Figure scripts
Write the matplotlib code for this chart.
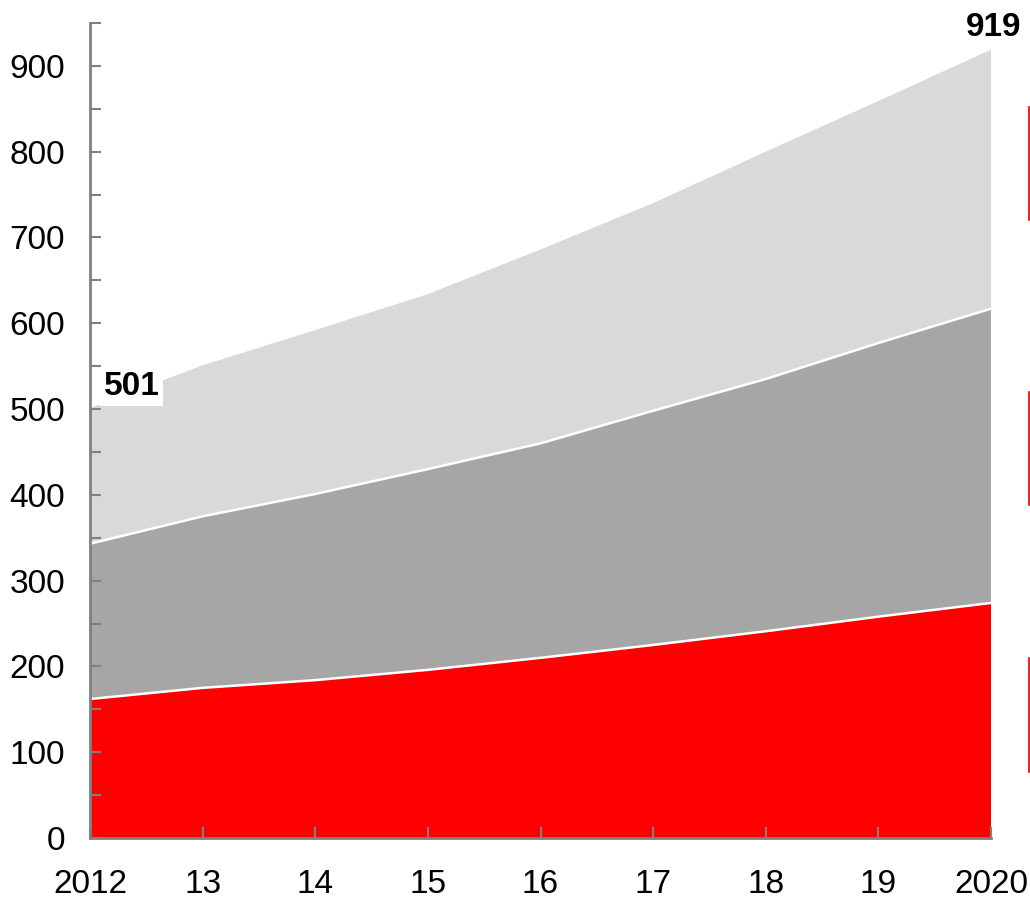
import numpy as np
import matplotlib.pyplot as plt
from matplotlib.lines import Line2D

plt.rcParams['font.family'] = ['Liberation Sans', 'DejaVu Sans']

years = [2012, 2013, 2014, 2015, 2016, 2017, 2018, 2019, 2020]
year_labels = ['2012', '13', '14', '15', '16', '17', '18', '19', '2020']

# cumulative levels
bottom_series = [162, 175, 184, 196, 210, 225, 241, 258, 274]
middle_top = [343, 375, 401, 430, 460, 498, 535, 577, 617]
totals = [501, 551, 592, 634, 686, 740, 800, 859, 919]

red = np.array(bottom_series)
dark = np.array(middle_top) - red
light = np.array(totals) - np.array(middle_top)

fig = plt.figure(figsize=(10.3, 9.02), dpi=100)
ax = fig.add_axes([90 / 1030, 64 / 902, 901 / 1030, 815 / 902])

ax.stackplot(years, red, dark, light,
             colors=['#ff0000', '#a6a6a6', '#d9d9d9'], linewidth=0)

# white separators between layers
ax.plot(years, red, color='white', lw=1.8)
ax.plot(years, red + dark, color='white', lw=1.8)

ax.set_xlim(2012, 2020)
ax.set_ylim(0, 950)
ax.set_xticks(years)
ax.set_xticklabels(year_labels)
ax.set_yticks(range(0, 901, 100))
ax.set_yticks(range(50, 951, 100), minor=True)

for side in ['top', 'right']:
    ax.spines[side].set_visible(False)
for side in ['left', 'bottom']:
    ax.spines[side].set_color('#808080')
    ax.spines[side].set_linewidth(2)

ax.tick_params(axis='both', which='both', direction='in', length=8,
               width=1.5, color='#808080', labelsize=24)
ax.tick_params(axis='y', which='both', pad=18)
ax.tick_params(axis='x', pad=22)

ax.text(2012.12, totals[0] + 25, str(totals[0]), fontsize=24, fontweight='bold',
        ha='left', va='center',
        bbox=dict(facecolor='white', edgecolor='none', pad=3))
ax.text(2020.27, totals[-1] + 8, str(totals[-1]), fontsize=24, fontweight='bold',
        ha='right', va='bottom', clip_on=False)

# legend brackets at the right edge
for y0, y1 in [(107, 220), (392, 505), (658, 772)]:
    fig.add_artist(Line2D([1029 / 1030, 1029 / 1030],
                          [1 - y0 / 902, 1 - y1 / 902],
                          color='#e00000', lw=1.2))

fig.savefig('out.png', dpi=100)
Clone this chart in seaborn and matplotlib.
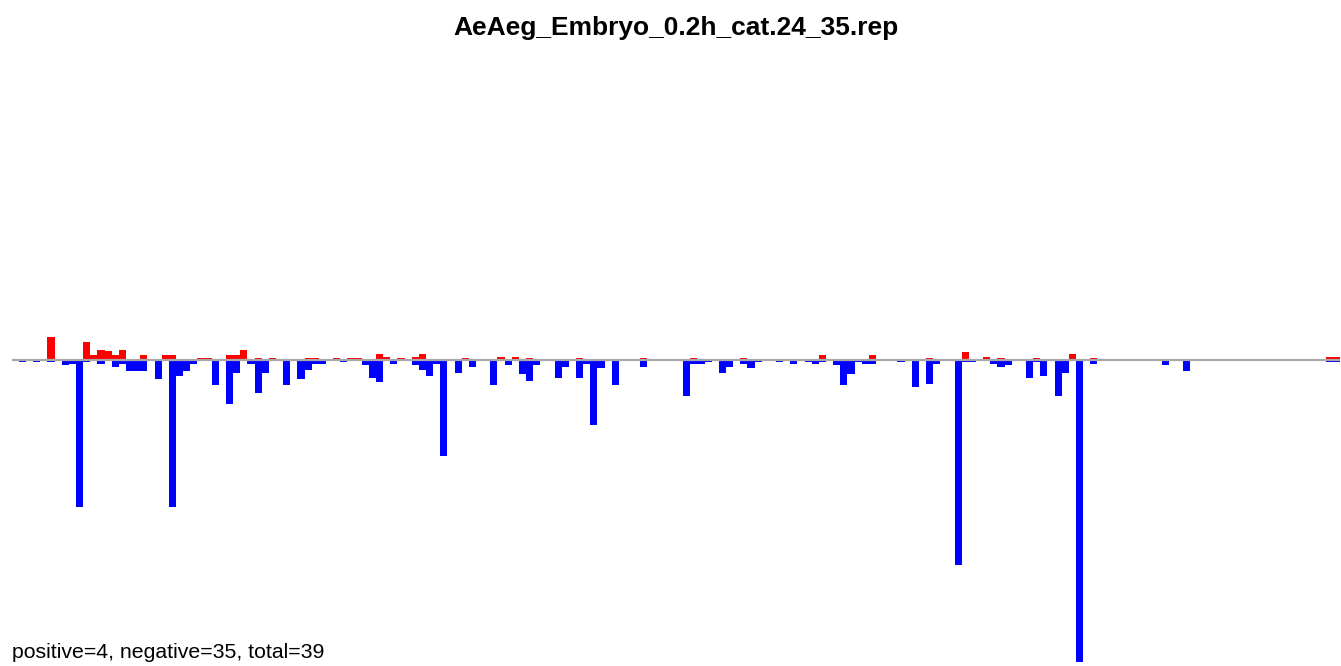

■ Stated exercise:
Look above for every line with the word "matplotlib" and copy it.

■ The completed task:
Write the matplotlib code for this chart.
import matplotlib.pyplot as plt
from matplotlib.lines import Line2D
Clone this chart in seaborn and matplotlib.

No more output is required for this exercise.